嵯峨天皇の皇后であった橘嘉智子は、禅の教えを日本にもたらしたいと考えた。恵萼はその命を奉じて、弟子とともに入唐し、唐の会昌元年(841年)に五台山に到って嘉智子皇后からことづかった宝幡・鏡奩などの贈り物を渡し、日本に渡る僧を求めた[5]。その後も毎年五台山に巡礼していたが、会昌の廃仏に遭って還俗させられた[6]。

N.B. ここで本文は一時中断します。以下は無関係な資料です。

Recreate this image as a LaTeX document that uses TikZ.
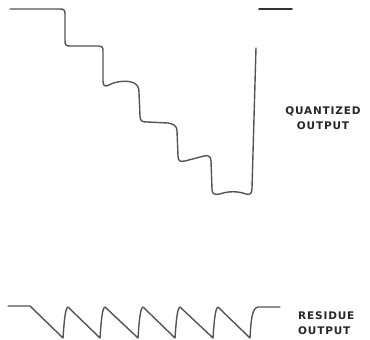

なお、恵萼の求めに応じて、唐から義空が来日している。のち、恵萼は蘇州の開元寺で「日本国首伝禅宗記」という碑を刻ませて日本に送り、羅城門の傍に建てたが、同碑はのちに門が倒壊したときにその下敷きになって壊れたという[7]。
白居易は自ら『白氏文集』を校訂し、各地の寺に奉納していたが、恵萼はそのうち蘇州の南禅寺のものを会昌4年(844年)に筆写させ、日本へ持ち帰った。これをもとにして鎌倉時代に筆写された金沢文庫旧蔵本の一部が日本各地に残っており、その跋や奥書に恵萼がもたらした本であることを記している。金沢文庫本は『白氏文集』の本来の姿を知るための貴重な抄本である。
恵萼はまた浙江省の普陀山の観音菩薩信仰に関する伝説でも有名である。この伝説は時代が降るが、中国では『仏祖統紀』(13世紀)、日本では『元亨釈書』(14世紀)に初めて見える。それらによれば、恵萼は大中12年(858年)に五台山から得た観音像(『仏祖歴代通載』では菩薩の画像とする)を日本に持って帰ろうとしたが、普陀山で船が進まなくなった。観音像を下ろしたところ船が動くようになったため、普陀山に寺を建ててその観音像を安置したという。この観音は、唐から外に行こうとしなかったことから、不肯去観音(ふこうきょかんのん)と呼ばれた。